KEYWORDS: Irrational Number; Didactic Transposition; Textbook

Introdução

O interesse em estudar as abordagens de números irracionais em obras didáticas surgiu com a tese de Dias (2007) cujas obras portuguesas e brasileiras analisadas referem-se ao número real. Dois acontecimentos motivaram a pesquisa, o primeiro foi perceber que o número real, como tal, aparece somente a partir do ano 1963 considerando o conjunto de obras portuguesas analisadas. O segundo trata das concepções de números irracionais apresentadas nas pesquisas de Dias (2002, 2007) e da abordagem de número irracional nos livros didáticos atuais destinados à Educação Básica.

Os livros didáticos, sob análise dos mecanismos de produção e distribuição (APPLE, 2002), podem ser considerados como um recurso que indica possíveis conhecimentos apropriados na educação escolar, por professores e alunos. Dias (2002, 2007) traz elementos que corroboram essa possibilidade no que se refere à matemática a ensinar, com enfoque nos conceitos de números irracionais e reais.
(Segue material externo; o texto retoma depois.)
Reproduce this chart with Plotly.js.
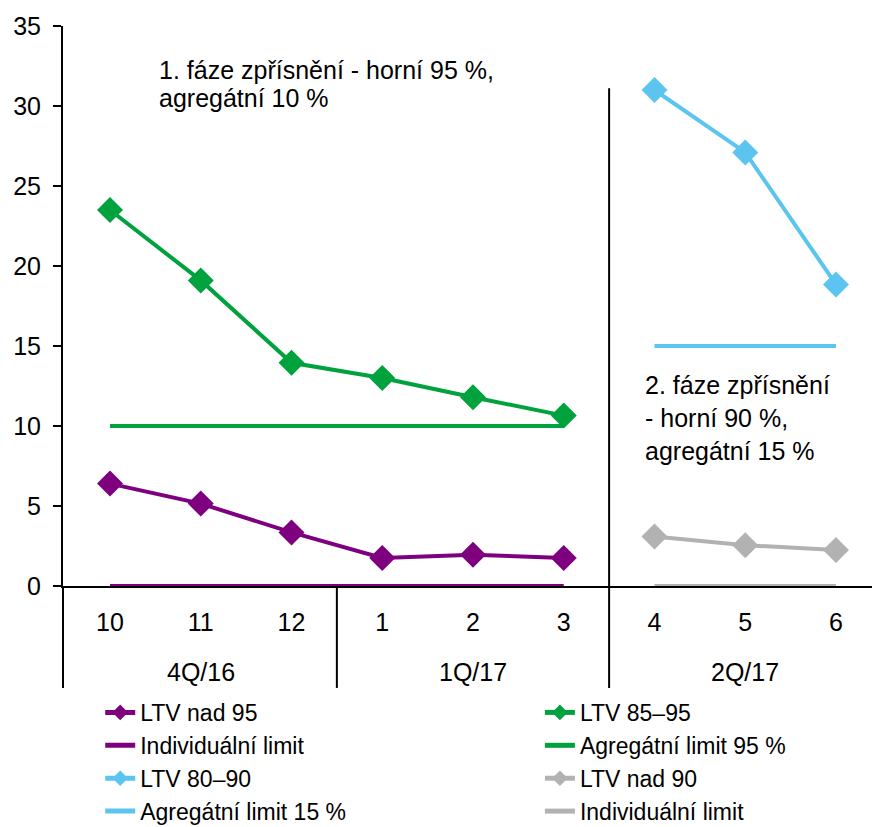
<!DOCTYPE html>
<html>
<head>
<meta charset="utf-8">
<script src="https://cdn.plot.ly/plotly-3.0.1.min.js"></script>
<style>
  html, body { margin: 0; padding: 0; background: #fff; }
  #chart { width: 872px; height: 827px; }
</style>
</head>
<body>
<div id="chart"></div>
<script>
// Months on the category axis and the quarters they belong to
const months = ['10', '11', '12', '1', '2', '3', '4', '5', '6'];
const quarters = ['4Q/16', '1Q/17', '2Q/17'];
const quarterCenters = ['11', '2', '5'];

// Phase 1 (Oct 2016 – Mar 2017)
const phase1Months = ['10', '11', '12', '1', '2', '3'];
const ltvOver95 = [6.4, 5.15, 3.35, 1.75, 1.95, 1.75];
const ltv85to95 = [23.5, 19.1, 13.95, 13.0, 11.8, 10.65];
const individualLimit1 = [0, 0, 0, 0, 0, 0];
const aggregateLimit95 = [10, 10, 10, 10, 10, 10];

// Phase 2 (Apr – Jun 2017)
const phase2Months = ['4', '5', '6'];
const ltv80to90 = [31.0, 27.1, 18.85];
const ltvOver90 = [3.1, 2.55, 2.25];
const aggregateLimit15 = [15, 15, 15];
const individualLimit2 = [0, 0, 0];

const phase1Note = ['1. fáze zpřísnění - horní 95 %,', 'agregátní 10 %'];
const phase2Note = ['2. fáze zpřísnění', '- horní 90 %,', 'agregátní 15 %'];

const PURPLE = '#7F007F';
const GREEN = '#00A23E';
const BLUE = '#5BC5F0';
const GREY = '#B2B2B2';
const FONT = 'Arial, "Liberation Sans", sans-serif';
const TEXT_SIZE = 25;
const LEGEND_SIZE = 23;

function series(name, x, y, color, withMarkers, legendId, rank) {
  return {
    type: 'scatter',
    mode: withMarkers ? 'lines+markers' : 'lines',
    name: name,
    x: x,
    y: y,
    cliponaxis: false,
    legend: legendId,
    legendrank: rank,
    line: { color: color, width: 4 },
    marker: { symbol: 'diamond', size: 20, color: color },
    hoverinfo: 'x+y+name'
  };
}

// limits first so the data series are drawn on top of them
const traces = [
  series('Individuální limit', phase1Months, individualLimit1, PURPLE, false, 'legend', 2),
  series('Agregátní limit 95 %', phase1Months, aggregateLimit95, GREEN, false, 'legend2', 2),
  series('Agregátní limit 15 %', phase2Months, aggregateLimit15, BLUE, false, 'legend', 4),
  series('Individuální limit', phase2Months, individualLimit2, GREY, false, 'legend2', 4),
  series('LTV nad 95', phase1Months, ltvOver95, PURPLE, true, 'legend', 1),
  series('LTV 85–95', phase1Months, ltv85to95, GREEN, true, 'legend2', 1),
  series('LTV 80–90', phase2Months, ltv80to90, BLUE, true, 'legend', 3),
  series('LTV nad 90', phase2Months, ltvOver90, GREY, true, 'legend2', 3)
];

const textFont = { family: FONT, size: TEXT_SIZE, color: '#000' };
const annotations = [];
phase1Note.forEach((line, i) => {
  annotations.push({
    text: line, xref: 'x', yref: 'y', x: 0.52, y: 32.25 - i * 1.75,
    xanchor: 'left', yanchor: 'middle', showarrow: false, font: textFont
  });
});
phase2Note.forEach((line, i) => {
  annotations.push({
    text: line, xref: 'x', yref: 'y', x: 5.87, y: 12.55 - i * 2.06,
    xanchor: 'left', yanchor: 'middle', showarrow: false, font: textFont
  });
});
// quarter names centred under their three months
quarters.forEach((q, i) => {
  annotations.push({
    text: q, xref: 'x', yref: 'paper', x: months.indexOf(quarterCenters[i]), y: -0.153,
    xanchor: 'center', yanchor: 'middle', showarrow: false, font: textFont
  });
});

const lineStyle = { color: '#000', width: 2 };
const shapes = [
  // y axis continues down through the label rows
  { type: 'line', xref: 'paper', yref: 'paper', x0: 0, x1: 0, y0: 0, y1: -0.182, line: lineStyle },
  // quarter divider between December and January
  { type: 'line', xref: 'x', yref: 'paper', x0: 2.5, x1: 2.5, y0: 0, y1: -0.182, line: lineStyle },
  // divider between the two tightening phases
  { type: 'line', xref: 'x', yref: 'paper', x0: 5.5, x1: 5.5, y0: 0.889, y1: -0.182, line: lineStyle }
];

const legendBase = {
  yref: 'container', y: 0.1645, xanchor: 'left', yanchor: 'top',
  orientation: 'v', bgcolor: 'rgba(0,0,0,0)',
  font: { family: FONT, size: LEGEND_SIZE, color: '#000' },
  traceorder: 'normal', tracegroupgap: 0, itemsizing: 'constant'
};

const layout = {
  width: 872,
  height: 827,
  margin: { l: 63, r: 0, t: 26, b: 241 },
  paper_bgcolor: '#fff',
  plot_bgcolor: '#fff',
  font: textFont,
  showlegend: true,
  xaxis: {
    type: 'category',
    categoryorder: 'array',
    categoryarray: months,
    range: [-0.518, 8.397],
    tickvals: months,
    ticktext: months,
    ticks: '',
    ticklabelstandoff: 13,
    showgrid: false,
    zeroline: false,
    showline: true,
    linecolor: '#000',
    linewidth: 2,
    layer: 'below traces',
    tickfont: textFont
  },
  yaxis: {
    range: [0, 35],
    dtick: 5,
    tick0: 0,
    ticks: 'outside',
    ticklen: 8,
    tickwidth: 2,
    tickcolor: '#000',
    ticklabelstandoff: 7,
    showgrid: false,
    zeroline: false,
    showline: true,
    linecolor: '#000',
    linewidth: 2,
    layer: 'below traces',
    tickfont: textFont
  },
  legend: Object.assign({ x: 0.046 }, legendBase),
  legend2: Object.assign({ x: 0.5895 }, legendBase),
  annotations: annotations,
  shapes: shapes,
  hovermode: 'closest'
};

Plotly.newPlot('chart', traces, layout, { displayModeBar: false });
</script>
</body>
</html>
Pesquisadores têm utilizado os livros didáticos também chamados manuais didáticos como fonte de informação privilegiada na Educação Matemática. Os diferentes pontos de vista têm se completado, fornecendo ao meio acadêmico material diferenciado e promissor para aprofundamentos teóricos referentes ao ensino de matemática. Astudillo (2005) concorda que por meio dos livros didáticos pode-se conhecer “o desenvolvimento de um determinado conteúdo, os aspectos conceituais, atividades, problemas, exercícios, a sequência; e por fim a metodologia que caracteriza uma época dentro da historia do ensino” (p. 34).

Neste texto, a análise do livro didático direciona-se a transposição didática (CHEVALLARD, 1991) stricto sensu, ou seja, exploração de aspectos inerentes a determinado conceito. Dentre as transposições dos saberes, o estudo expõe a concepção do autor de livro didático, que é um dos agentes que compõe a noosfera na transposição do saber científico para o saber a ensinar. Chevallard (1991) denomina noosfera, como a esfera que se pensa, ou seja, um conjunto de pessoas que pensam a transposição. No segmento citado dessa transposição, a noosfera pode ser composta por professores, representantes do sistema de ensino, representantes da sociedade, agentes de órgãos públicos, pesquisadores em educação e autores de materiais didáticos.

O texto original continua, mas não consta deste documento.